Warlick began by stating that today's 21st Century teachers must be "master learners". He describes the 'native information experience' which is so different from previous generations because students today "have no ceiling". The sky's the limit. We had no global audience for our work or for our experimentation. With our connectivity today we have turned into a Question-asking Culture!
Warlick's intention is to "expand our notions of information skills and experience to understand and crack the code of our students outside-the-classroom experience and perhaps even hack that code — harness those literacies for learning".

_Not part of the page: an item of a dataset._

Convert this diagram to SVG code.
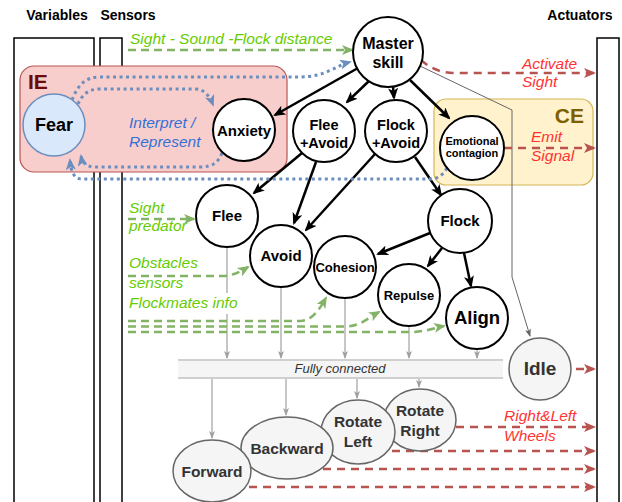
<svg xmlns="http://www.w3.org/2000/svg" width="622" height="502" viewBox="0 0 622 502">
<style>
.col{fill:#fff;stroke:#000;stroke-width:1.5}
.hd{font-family:"Liberation Sans",Arial,sans-serif;font-weight:bold;font-size:14px;text-anchor:middle;fill:#000}
.n{fill:#fff;stroke:#000;stroke-width:2}
.g{fill:#f5f5f5;stroke:#666;stroke-width:1.5}
.nt{font-family:"Liberation Sans",Arial,sans-serif;font-weight:bold;text-anchor:middle;fill:#000}
.gt{font-family:"Liberation Sans",Arial,sans-serif;font-weight:bold;text-anchor:middle;fill:#333;font-size:15.5px}
.it{font-family:"Liberation Sans",Arial,sans-serif;font-style:italic;font-size:15.5px}
.grt{fill:#66cc00}
.rdt{fill:#ff3333}
.blt{fill:#3370d6}
.blk{fill:none;stroke:#000;stroke-width:2.5;marker-end:url(#mb)}
.grn{fill:none;stroke:#82b366;stroke-width:2.5;stroke-dasharray:8 5;marker-end:url(#mg)}
.grn0{fill:none;stroke:#82b366;stroke-width:2.5;stroke-dasharray:8 5}
.red{fill:none;stroke:#b85450;stroke-width:2.5;stroke-dasharray:8 6;marker-end:url(#mr)}
.blu{fill:none;stroke:#6c8ebf;stroke-width:3;stroke-dasharray:3 3.5;marker-end:url(#mbl)}
.gry{fill:none;stroke:#a0a0a0;stroke-width:1.2;marker-end:url(#mgy)}
.gry2{fill:none;stroke:#666;stroke-width:1;marker-end:url(#mgy2)}
</style>
<defs>
<marker id="mb" viewBox="0 0 12 10" refX="10" refY="5" markerWidth="12" markerHeight="10" markerUnits="userSpaceOnUse" orient="auto"><path d="M0,0 L12,5 L0,10 L3,5 z" fill="#000"/></marker>
<marker id="mg" viewBox="0 0 12 10" refX="10" refY="5" markerWidth="12" markerHeight="10" markerUnits="userSpaceOnUse" orient="auto"><path d="M0,0 L12,5 L0,10 L3,5 z" fill="#82b366"/></marker>
<marker id="mr" viewBox="0 0 12 10" refX="10" refY="5" markerWidth="12" markerHeight="10" markerUnits="userSpaceOnUse" orient="auto"><path d="M0,0 L12,5 L0,10 L3,5 z" fill="#b85450"/></marker>
<marker id="mbl" viewBox="0 0 12 10" refX="10" refY="5" markerWidth="12" markerHeight="10" markerUnits="userSpaceOnUse" orient="auto"><path d="M0,0 L12,5 L0,10 L3,5 z" fill="#6c8ebf"/></marker>
<marker id="mgy" viewBox="0 0 8 6" refX="7" refY="3" markerWidth="8" markerHeight="6" markerUnits="userSpaceOnUse" orient="auto"><path d="M0,0 L8,3 L0,6 L2,3 z" fill="#a0a0a0"/></marker>
<marker id="mgy2" viewBox="0 0 8 6" refX="7" refY="3" markerWidth="8" markerHeight="6" markerUnits="userSpaceOnUse" orient="auto"><path d="M0,0 L8,3 L0,6 L2,3 z" fill="#666"/></marker>
</defs>
<rect width="622" height="502" fill="#fff"/>
<g id="columns">
<rect class="col" x="14" y="38" width="80" height="480"/>
<rect class="col" x="100" y="38" width="22" height="480"/>
<rect class="col" x="597" y="38" width="22" height="480"/>
<text class="hd" x="57" y="20">Variables</text>
<text class="hd" x="128" y="20">Sensors</text>
<text class="hd" x="580" y="20">Actuators</text>
</g>
<g id="IE">
<rect x="20" y="66" width="267" height="106" rx="14" fill="#f8cecc" stroke="#b85450" stroke-width="1.2"/>
<text x="28" y="89" font-family="Liberation Sans, Arial, sans-serif" font-weight="bold" font-size="21" fill="#6b0a0a">IE</text>
</g>
<g id="CE">
<rect x="434" y="99" width="159" height="86" rx="12" fill="#fff2cc" stroke="#d6b656" stroke-width="1.2"/>
<text x="584" y="123" text-anchor="end" font-family="Liberation Sans, Arial, sans-serif" font-weight="bold" font-size="21" fill="#7f6000">CE</text>
</g>
<g id="bar">
<rect x="178" y="360" width="325" height="18" fill="#f5f5f5"/>
<line x1="178" y1="360" x2="503" y2="360" stroke="#d0d0d0" stroke-width="2"/>
<line x1="178" y1="378" x2="503" y2="378" stroke="#d0d0d0" stroke-width="2"/>
<text class="it" x="340" y="373" text-anchor="middle" font-size="13" style="font-size:13px" fill="#333">Fully connected</text>
</g>
<g id="connectors">
<path class="gry" d="M227,247 L227,358"/>
<path class="gry" d="M281,287 L281,358"/>
<path class="gry" d="M345,298 L345,358"/>
<path class="gry" d="M409,326 L409,358"/>
<path class="gry" d="M477,349 L477,358"/>
<path class="gry" d="M212,379 L212,438"/>
<path class="gry" d="M286,379 L286,415"/>
<path class="gry" d="M357,379 L357,398"/>
<path class="gry" d="M419,379 L419,387"/>
<path class="gry2" d="M420,66 L512,110 L512,277 L530,336"/>
<path class="blk" d="M358,68 L275,115"/>
<path class="blk" d="M369,81 L347,102"/>
<path class="blk" d="M393,87 L394,98"/>
<path class="blk" d="M410,80 L449,118"/>
<path class="blk" d="M302,153 L254,193"/>
<path class="blk" d="M316,162 L294,223"/>
<path class="blk" d="M375,154 L306,230"/>
<path class="blk" d="M415,157 L441,195"/>
<path class="blk" d="M430,233 L378,254"/>
<path class="blk" d="M442,248 L428,266"/>
<path class="blk" d="M464,253 L471,286"/>
<path class="blu" d="M72,100 C78,85 85,77 100,77 L300,77 C325,77 335,66 350,62"/>
<path class="blu" d="M78,104 C82,95 88,89 100,89 L195,89 C205,89 210,97 213,105"/>
<path class="blu" d="M222,153 C218,163 212,167 200,167 L95,167 C86,167 82,162 81,156"/>
<path class="blu" d="M447,168 C443,175 438,179 430,179 L82,179 C74,179 71,172 70,160"/>
<path class="grn" d="M128,50 L352,50"/>
<path class="grn" d="M128,219 L194,219"/>
<path class="grn" d="M128,276 L222,276 C232,276 240,272 248,267"/>
<path class="grn" d="M128,321 L300,321 C312,321 319,310 326,298"/>
<path class="grn" d="M128,326.5 L345,326.5 C360,326.5 368,318 379,312"/>
<path class="grn" d="M128,332 L410,332 C425,332 434,328 444,326"/>
<path class="red" d="M421,60 C430,68 440,73 455,73 L594,73"/>
<path class="red" d="M504,148 L594,148"/>
<path class="red" d="M576,369 L594,369"/>
<path class="red" d="M456,427 L594,427"/>
<path class="red" d="M392,451 L594,451"/>
<path class="red" d="M323,469 L594,469"/>
<path class="red" d="M249,487 L594,487"/>
</g>
<g id="labels">
<text class="it grt" x="130" y="44">Sight - Sound -Flock distance</text>
<text class="it grt" x="129" y="213">Sight</text>
<text class="it grt" x="129" y="231">predator</text>
<text class="it grt" x="129" y="268">Obstacles</text>
<text class="it grt" x="129" y="288">sensors</text>
<rect x="128" y="293" width="112" height="21" fill="#fff"/>
<text class="it grt" x="129" y="308">Flockmates info</text>
<text class="it blt" x="129" y="128">Interpret /</text>
<text class="it blt" x="129" y="147">Represent</text>
<text class="it rdt" x="522" y="69">Activate</text>
<text class="it rdt" x="522" y="87">Sight</text>
<text class="it rdt" x="531" y="142">Emit</text>
<text class="it rdt" x="531" y="161">Signal</text>
<text class="it rdt" x="504" y="421">Right&amp;Left</text>
<text class="it rdt" x="504" y="441">Wheels</text>
</g>
<g id="fear"><circle cx="54" cy="125" r="31" fill="#dae8fc" stroke="#6c8ebf" stroke-width="1.5"/><text class="nt" x="54" y="131" font-size="18">Fear</text></g>
<g id="anxiety"><circle class="n" cx="244" cy="130" r="31"/><text class="nt" x="244" y="136" font-size="15">Anxiety</text></g>
<g id="master"><circle class="n" cx="388" cy="52" r="35"/><text class="nt" x="388" y="49" font-size="16">Master</text><text class="nt" x="388" y="68" font-size="16">skill</text></g>
<g id="fleeavoid"><circle class="n" cx="324" cy="131" r="31"/><text class="nt" x="324" y="130" font-size="14.5">Flee</text><text class="nt" x="324" y="148" font-size="14.5">+Avoid</text></g>
<g id="flockavoid"><circle class="n" cx="396" cy="131" r="31"/><text class="nt" x="396" y="130" font-size="14.5">Flock</text><text class="nt" x="396" y="148" font-size="14.5">+Avoid</text></g>
<g id="emotional"><circle class="n" cx="472" cy="148" r="32"/><text class="nt" x="472" y="145" font-size="11">Emotional</text><text class="nt" x="472" y="157" font-size="11">contagion</text></g>
<g id="flee"><circle class="n" cx="227" cy="216" r="31"/><text class="nt" x="227" y="221" font-size="15">Flee</text></g>
<g id="avoid"><circle class="n" cx="281" cy="256" r="31"/><text class="nt" x="281" y="261" font-size="15">Avoid</text></g>
<g id="cohesion"><circle class="n" cx="345" cy="267" r="31"/><text class="nt" x="345" y="272" font-size="13">Cohesion</text></g>
<g id="flock"><circle class="n" cx="460" cy="221" r="32"/><text class="nt" x="460" y="226" font-size="15">Flock</text></g>
<g id="repulse"><circle class="n" cx="409" cy="295" r="31"/><text class="nt" x="409" y="300" font-size="13">Repulse</text></g>
<g id="align"><circle class="n" cx="477" cy="318" r="31"/><text class="nt" x="477" y="324" font-size="18.5">Align</text></g>
<g id="idle"><circle class="g" cx="540" cy="369" r="31"/><text class="gt" x="540" y="375" style="font-size:19px">Idle</text></g>
<g id="rotateright"><ellipse class="g" cx="420" cy="420" rx="36" ry="31"/><text class="gt" x="420" y="416">Rotate</text><text class="gt" x="420" y="436">Right</text></g>
<g id="rotateleft"><ellipse class="g" cx="358" cy="432" rx="37" ry="32"/><text class="gt" x="358" y="427">Rotate</text><text class="gt" x="358" y="447">Left</text></g>
<g id="backward"><ellipse class="g" cx="287" cy="448" rx="46" ry="31"/><text class="gt" x="287" y="454">Backward</text></g>
<g id="forward"><ellipse class="g" cx="212" cy="471" rx="39" ry="31"/><text class="gt" x="212" y="477">Forward</text></g>
</svg>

The Native information experience of our students:
* Is fueled by questions
* Provokes conversation
* Is responsive
* Demands personal investment and identity
* Guided by safely-made mistakes
We need to stop making assignments and rubrics that are so specific that the students don't want to ask questions. Questions promote conversation which is how learning happens. We need to craft activities that "talk back to the learner". We need to say to the students..."surprise me!" The ideal learning environment is "learning without boundaries".
Today what's important is not what you have been taught; it's what you can teach yourself!
Here's Warlick's wonderful bibliography of sources for this presentation
and last but not least, the PREZI:
1 comment:
What a great set of resources -- thank you for posting this.
I really love the thoughts about being a "question asking culture". Think, too, about how important it is to nurture this "instinct" versus the ways we (even unintentionally) encourage students to settle for an easy answer. To me, this idea reinforces the need to promote interdisciplinary projects and the hard work of making connections. I am looking forward at watching the Prezi and exploring the resources. Thanks!